At 4:01 PM, Blogger Richard Layman said...

https://www.cnu.org/publicsquare/2025/01/21/tulsa-global-districts-new-kind-main-street

Tulsa Global District’s a new kind of Main Street
The strategic plan for a commercial district with an international identity offers a new approach to suburban retrofit based on a string of parking lot transformations.

Nearly three years later, Tulsa Global District has made substantial progress, and the original question has been answered in detail. The Global District Strategic Investment Plan offers new techniques for transforming aging suburban commercial districts using Tactical Urbanism and semipermanent public spaces.

Here are the highlights of the project:

The Square at Nam Hai. This was the original tactical public space created in the 2022 Legacy Project, but it has evolved. It has been rebuilt in a more permanent form and shifted to an adjacent site that is more centrally located, allowing for adjacent mixed-use development. The square will build community in the Global District, by giving residents, workers, and visitors a place to meet and congregate.
Plaza Santa Cecilia. The plan is to transform an underutilized parking area in front of a Hispanic Market, the Plaza Santa Cecilia, “into a lively public space taking inspiration from countless plazas across Latin America.” The new public space would host public events with food trucks, seating, and shelter, allow for informal play and gathering, and serve as a bus stop.

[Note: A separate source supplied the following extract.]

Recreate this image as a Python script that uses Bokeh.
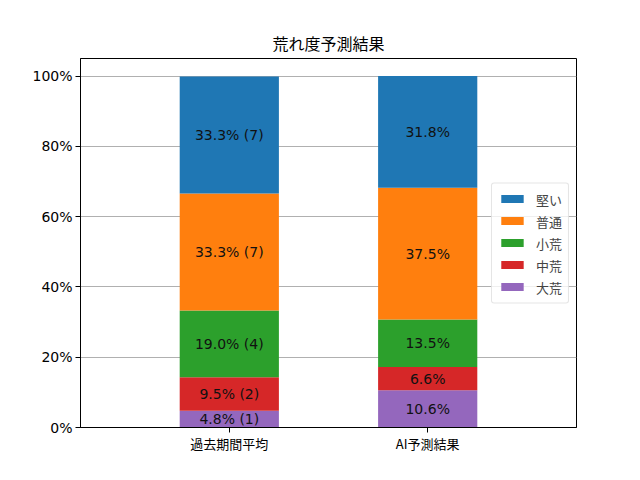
from bokeh.plotting import figure
from bokeh.models import (Range1d, FactorRange, FixedTicker, PrintfTickFormatter,
                          Legend, LegendItem, ColumnDataSource)
from bokeh.core.properties import value
from bokeh.embed import file_html
from bokeh.resources import INLINE

categories = ["過去期間平均", "AI予測結果"]
levels = ["大荒", "中荒", "小荒", "普通", "堅い"]          # bottom -> top
colors = ["#9467bd", "#d62728", "#2ca02c", "#ff7f0e", "#1f77b4"]
past_pct = [4.8, 9.5, 19.0, 33.3, 33.3]
past_cnt = [1, 2, 4, 7, 7]
ai_pct = [10.6, 6.6, 13.5, 37.5, 31.8]
yticks = [0, 20, 40, 60, 80, 100]

FONT = "DejaVu Sans, Noto Sans CJK JP"
CJK = "Noto Sans CJK JP"

p = figure(width=624, height=464, output_backend="svg", toolbar_location=None,
           x_range=FactorRange(*categories, range_padding=0.25, range_padding_units="percent"),
           y_range=Range1d(0, 105),
           min_border_left=80, min_border_right=48, min_border_top=58, min_border_bottom=37)

p.title.text = "荒れ度予測結果"
p.title.align = "center"
p.title.text_font = CJK
p.title.text_font_size = "16px"
p.title.text_font_style = "normal"
p.title.text_color = "black"
p.title.standoff = 8

data = {"cat": categories}
for i, lv in enumerate(levels):
    data[lv] = [past_pct[i], ai_pct[i]]
src = ColumnDataSource(data)

renderers = p.vbar_stack(levels, x="cat", width=0.5, source=src, color=colors,
                         line_color=None)

# segment labels
xs, ys, txt = [], [], []
for series, counts, cat in [(past_pct, past_cnt, categories[0]), (ai_pct, None, categories[1])]:
    base = 0.0
    for i, v in enumerate(series):
        xs.append(cat)
        ys.append(base + v / 2)
        txt.append(f"{v:.1f}% ({counts[i]})" if counts else f"{v:.1f}%")
        base += v
p.text(x=xs, y=ys, text=txt, text_align="center", text_baseline="middle",
       text_font=value(FONT), text_font_size="14px", text_color="#111111")

items = [LegendItem(label=levels[i], renderers=[renderers[i]]) for i in reversed(range(len(levels)))]
legend = Legend(items=items, location="center_right", margin=7, padding=6, spacing=3,
                glyph_width=28, glyph_height=10, label_height=15, label_standoff=10,
                label_text_font=CJK, label_text_font_size="13px",
                border_line_color="#cccccc", border_line_width=1, border_radius=3,
                background_fill_alpha=0.8)
p.add_layout(legend, "center")

p.yaxis.ticker = FixedTicker(ticks=yticks)
p.yaxis.formatter = PrintfTickFormatter(format="%d%%")
for ax in (p.xaxis, p.yaxis):
    ax.major_label_text_font = FONT
    ax.major_label_text_font_size = "14px"
    ax.major_label_text_color = "black"
    ax.major_tick_in = 0
    ax.major_tick_out = 5
    ax.minor_tick_line_color = None
    ax.axis_line_color = "black"
    ax.major_tick_line_color = "black"
    ax.major_label_standoff = 3

p.xaxis.major_label_text_font = CJK
p.xaxis.major_label_text_font_size = "13px"
p.xaxis.major_label_standoff = 1

p.xgrid.grid_line_color = None
p.ygrid.grid_line_color = "#b0b0b0"
p.ygrid.grid_line_width = 1
p.outline_line_color = "black"
p.outline_line_alpha = 1
p.outline_line_width = 1
p.background_fill_color = "white"

open("out.html", "w").write(file_html(p, INLINE))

An adjacent business incubator is planned, and the Kaiser Foundation has allocated $1 million to make it happen.
The Celebration Trail is being created to link public spaces together. This grew out of a loop trail proposal in the CNU Legacy Project plan, but a linear trail made more sense to implement—and the intent is to create a functional main street. Like traditional main streets, it will be useful for pedestrians, bikers, and drivers. The trail will create better multimodal connectivity in the Global District, originally intended for automotive travel. The improved mobility will, in turn, enhance safety and boost opportunities for routine physical exercise. The trail will total about 2000 feet long, passing by existing parking areas and buildings and crossing over an arterial thoroughfare, Garnett Road.
Other public spaces. In between the square and plaza several public spaces are planned along the Celebration Trail, separated by hundreds of feet, providing frequent points of interest like city blocks. YARD calls these points “breadcrumbs” along the way.
Land lease investment. Kaiser Foundation is investing in the Global District but does not want to displace the existing residents and owners. To accomplish that goal, the idea is for the foundation to lease land, which provides revenue for owners while also giving Kaiser some control over the transformation of underutilized parking areas. This tool is useful for suburban retrofit, where the building owners don’t need entire large parking areas that are not fully used, even on the busiest days.